T O P I C R E V I E W
Member # 36720
posted 11-25-2013 10:42 AM
A week or so ago I posted about some body issues I was having as well as some medical-related anxiety. Basically what happened is I had some vaginal tearing and went to Planned Parenthood just to make sure everything was ok. It was - the doctor told me it was just a tear - but she did manage to trigger my anxiety really badly by suggesting that repeated tears might be indicative of herpes AND mentioning that some bumps in and around my vagina might be indicative of warts. To top it all off she was fairly aloof and stand offish and I didn't feel comfortable around her. While I know my possibility of having either of these STIs is basically nonexistant, it still triggered my anxiety and I spent some serious time trying to calm myself down. I got some reassurance here and managed to stop catastrophizing. Well, just last week I went back to PP and saw the same doctor (by coincidence) for a UTI. Everything was fine, and she did a swab to check for yeast and anything else, and didn't say anything about any bumps or anything. Seeing her, though, and her cold behavior triggered me again and now I'm fighting an uphill battle to pull myself out of anxiety/catastrophizing. I know logically I should just go get a test but I'm scared to go back to that Planned Parenthood, I don't have a primary care doctor yet, and the holiays are coming up.

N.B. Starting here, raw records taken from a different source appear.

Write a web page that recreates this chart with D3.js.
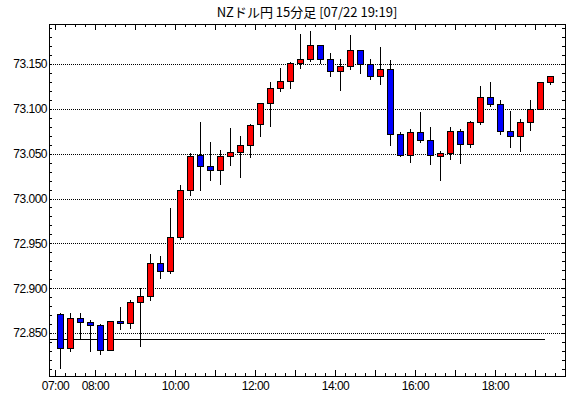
<!DOCTYPE html>
<html>
<head>
<meta charset="utf-8">
<script src="https://cdn.jsdelivr.net/npm/d3@7"></script>
<style>
body{margin:0;background:#fff;}
text{font-family:"Liberation Sans",sans-serif;}
</style>
</head>
<body>
<div id="plot"></div>
<script>
//chart data, 15 minute candles
var times = ['07:00','07:15','07:30','07:45','08:00','08:15','08:30','08:45','09:00','09:15',
	'09:30','09:45','10:00','10:15','10:30','10:45','11:00','11:15','11:30','11:45',
	'12:00','12:15','12:30','12:45','13:00','13:15','13:30','13:45','14:00','14:15',
	'14:30','14:45','15:00','15:15','15:30','15:45','16:00','16:15','16:30','16:45',
	'17:00','17:15','17:30','17:45','18:00','18:15','18:30','18:45','19:00','19:15'];
var open = [72.871,72.833,72.867,72.862,72.859,72.831,72.863,72.861,72.885,72.891,
	72.928,72.919,72.957,73.010,73.049,73.036,73.032,73.047,73.052,73.060,
	73.083,73.106,73.123,73.131,73.151,73.156,73.171,73.155,73.142,73.148,
	73.166,73.150,73.136,73.144,73.072,73.049,73.074,73.065,73.047,73.051,
	73.075,73.061,73.085,73.113,73.105,73.075,73.070,73.085,73.100,73.130];
var high = [72.872,72.872,72.872,72.865,72.860,72.864,72.879,72.887,72.900,72.938,
	72.936,72.989,73.015,73.051,73.085,73.063,73.054,73.079,73.070,73.083,
	73.107,73.130,73.145,73.152,73.183,73.187,73.171,73.162,73.155,73.182,
	73.166,73.155,73.169,73.154,73.074,73.077,73.096,73.080,73.053,73.080,
	73.077,73.086,73.125,73.130,73.110,73.098,73.089,73.110,73.130,73.137];
var low = [72.810,72.829,72.843,72.829,72.826,72.830,72.854,72.855,72.834,72.886,
	72.910,72.916,72.954,73.003,73.008,73.020,73.015,73.036,73.023,73.045,
	73.069,73.080,73.119,73.122,73.144,73.152,73.150,73.135,73.120,73.143,
	73.139,73.132,73.127,73.059,73.046,73.040,73.062,73.037,73.020,73.043,
	73.038,73.056,73.082,73.102,73.071,73.056,73.052,73.075,73.100,73.127];
var close = [72.833,72.867,72.862,72.859,72.831,72.863,72.861,72.885,72.891,72.928,
	72.919,72.957,73.010,73.047,73.036,73.032,73.047,73.052,73.060,73.082,
	73.107,73.123,73.131,73.151,73.156,73.171,73.155,73.142,73.148,73.165,
	73.150,73.136,73.144,73.072,73.049,73.074,73.065,73.048,73.051,73.075,
	73.061,73.085,73.113,73.105,73.075,73.070,73.085,73.100,73.130,73.137];

var xLabels = ['07:00','08:00','10:00','12:00','14:00','16:00','18:00'];
var yLabels = [72.85,72.90,72.95,73.00,73.05,73.10,73.15];
var refLine = 72.8437, refLineEnd = '19:15';
var title = 'NZドル円 15分足 [07/22 19:19]';

//drawing environment
var W = 570, H = 398;
var margin = {t:24,r:5,b:22,l:49};
var width = W-margin.l-margin.r,
	height = H-margin.t-margin.b;

var svg = d3.select('#plot')
	.append('svg')
	.attr('width',W)
	.attr('height',H);

var plot = svg.append('g')
	.attr('transform','translate('+margin.l+','+margin.t+')')
	.style('shape-rendering','crispEdges');

function mins(t){
	var p = t.split(':');
	return (+p[0]-7)*60 + (+p[1]);
}

// minutes since 07:00, slot width 15 min
var x = d3.scaleLinear().domain([-9,765]).range([0,width]);
var y = d3.scaleLinear().domain([72.8022,73.1945]).range([height,0]);
function px(v){ return Math.round(v)+0.5; }

// dotted grid
plot.selectAll('.grid')
	.data(yLabels)
	.enter()
	.append('line')
	.attr('x1',0).attr('x2',width)
	.attr('y1',function(d){return px(y(d));})
	.attr('y2',function(d){return px(y(d));})
	.style('stroke','#000')
	.style('stroke-dasharray','1,1');

// reference line
plot.append('line')
	.attr('x1',0).attr('x2',x(mins(refLineEnd)))
	.attr('y1',px(y(refLine))).attr('y2',px(y(refLine)))
	.style('stroke','#000');

// y ticks every 0.01, inside on both sides
var yTicks = d3.range(72.81,73.195,0.01);
yTicks.forEach(function(v){
	var yy = px(y(v));
	plot.append('line').attr('x1',0).attr('x2',3).attr('y1',yy).attr('y2',yy).style('stroke','#000');
	plot.append('line').attr('x1',width-3).attr('x2',width).attr('y1',yy).attr('y2',yy).style('stroke','#000');
});

// x ticks every 15 min, longer on the hour
var xTicks = d3.range(0,765,15);
xTicks.forEach(function(m){
	var xx = px(x(m));
	var len = (m%60==0) ? 6 : 3;
	plot.append('line').attr('x1',xx).attr('x2',xx).attr('y1',0).attr('y2',len).style('stroke','#000');
	plot.append('line').attr('x1',xx).attr('x2',xx).attr('y1',height-len).attr('y2',height).style('stroke','#000');
});

// candles
times.forEach(function(t,i){
	var cx = Math.round(x(mins(t)+7.5));
	var up = close[i]>=open[i];
	plot.append('line')
		.attr('x1',cx+0.5).attr('x2',cx+0.5)
		.attr('y1',Math.round(y(high[i]))).attr('y2',Math.round(y(low[i])))
		.style('stroke','#000');
	var top = Math.round(y(Math.max(open[i],close[i])));
	var bot = Math.round(y(Math.min(open[i],close[i])));
	plot.append('rect')
		.attr('x',cx-2.5)
		.attr('y',top+0.5)
		.attr('width',6)
		.attr('height',Math.max(bot-top,1))
		.style('fill',up ? '#ff0000' : '#0000ff')
		.style('stroke','#000');
});

// frame
plot.append('rect')
	.attr('x',0.5).attr('y',0.5)
	.attr('width',width).attr('height',height)
	.style('fill','none')
	.style('stroke','#000')
	.style('stroke-width',1);

// labels
svg.selectAll('.ylab')
	.data(yLabels)
	.enter()
	.append('text')
	.attr('x',margin.l-2)
	.attr('y',function(d){return margin.t+y(d);})
	.attr('dy','0.36em')
	.attr('text-anchor','end')
	.style('font-size','12px')
	.style('letter-spacing','-0.5px')
	.text(function(d){return d3.format('.3f')(d);});

svg.selectAll('.xlab')
	.data(xLabels)
	.enter()
	.append('text')
	.attr('x',function(d){return margin.l+x(mins(d))+0.5;})
	.attr('y',390)
	.attr('text-anchor','middle')
	.style('font-size','12px')
	.style('letter-spacing','-0.5px')
	.text(function(d){return d;});

svg.append('text')
	.attr('x',margin.l+width/2)
	.attr('y',17)
	.attr('text-anchor','middle')
	.style('font-family','"Noto Sans CJK JP",sans-serif')
	.style('font-size','13px')
	.text(title);
</script>
</body>
</html>
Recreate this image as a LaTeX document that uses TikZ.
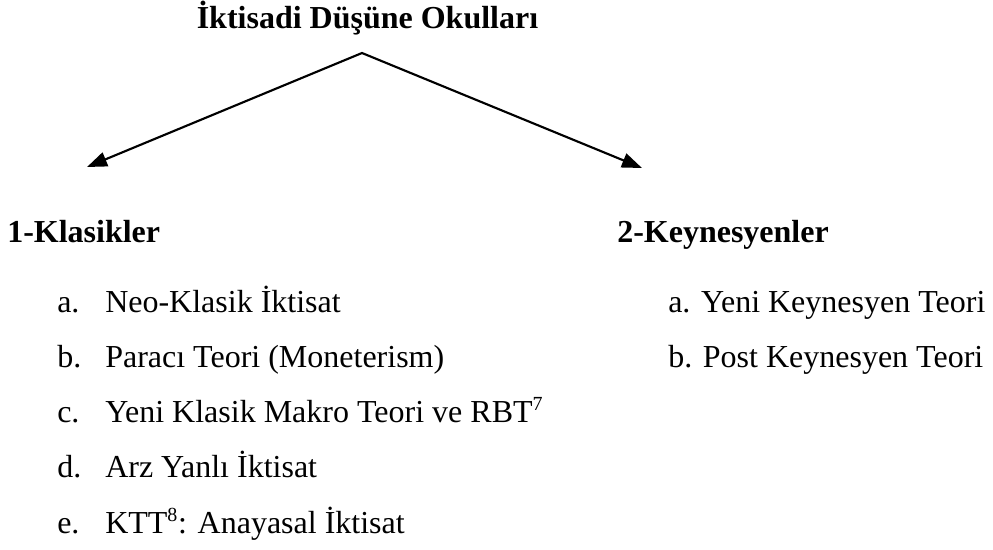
\documentclass[tikz,border=0pt]{standalone}
\usepackage{fontspec}
\setmainfont{Liberation Serif}
\usetikzlibrary{arrows.meta}
\newcommand{\fn}[1]{\textsuperscript{\fontsize{15}{15}\selectfont #1}}
\begin{document}
\begin{tikzpicture}[x=0.75pt,y=-0.75pt,
  every node/.style={inner sep=0pt, font=\fontsize{24}{28}\selectfont},
  head/.style={anchor=base west, font=\fontsize{24}{28}\selectfont\bfseries},
  item/.style={anchor=base west}]
\useasboundingbox (0,0) rectangle (993,550);
\node [anchor=base, font=\fontsize{24}{28}\selectfont\bfseries] (title) at (367.5,28) {İktisadi Düşüne Okulları};

\coordinate (apex) at (362,53);
\coordinate (ltip) at (87,167);
\coordinate (rtip) at (642,168);
\draw [line width=1.6pt, {Triangle[length=15pt,width=11pt]}-{Triangle[length=15pt,width=11pt]}] (ltip) -- (apex) -- (rtip);

\node [head] (klasik) at (7,242) {1-Klasikler};
\node [head] (keynes) at (617,242) {2-Keynesyenler};

\foreach \l/\t [count=\i] in {a./Neo-Klasik İktisat, b./Paracı Teori (Moneterism), c./Yeni Klasik Makro Teori ve RBT\fn{7}, d./Arz Yanlı İktisat, e./KTT\fn{8}: Anayasal İktisat} {
\node [item] (kl\i) at (57,{256.7+55.3*\i}) {\l};
\node [item] (kt\i) at (105,{256.7+55.3*\i}) {\t};}

\node [item] (ke1) at (668,312) {a. Yeni Keynesyen Teori};
\node [item] (ke2) at (668,367) {b. Post Keynesyen Teori};
\end{tikzpicture}
\end{document}
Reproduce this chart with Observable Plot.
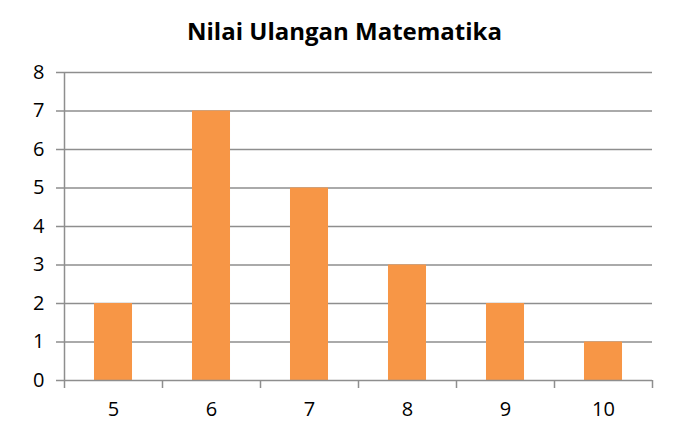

I also know logically that I am healthy, that I'm catastrophizing, and that the vagina is not all smooth and one texture. I am worrying unnecessarily and having trouble pulling myself out and I'm nervous about going to my partners for reassurance because I'm afraid I've exhausted them with this circular worrying/thinking. If there is anything you can say or suggest to help me I would appreciate it, and I'm sorry for being a paranoid, anxious mess all over your forums.
Member # 3
posted 11-25-2013 10:46 AM
It really sounds like just getting tested is your best answer here.
If that Planned Parenthood branch is not somewhere you feel comfortable doing that, you could likely get STI testing done at a general public or private health clinic, too. Otherwise, what do you typically do to cope with and manage feelings of anxiety? Whatever those things are, they are things to do with this anxiety, too.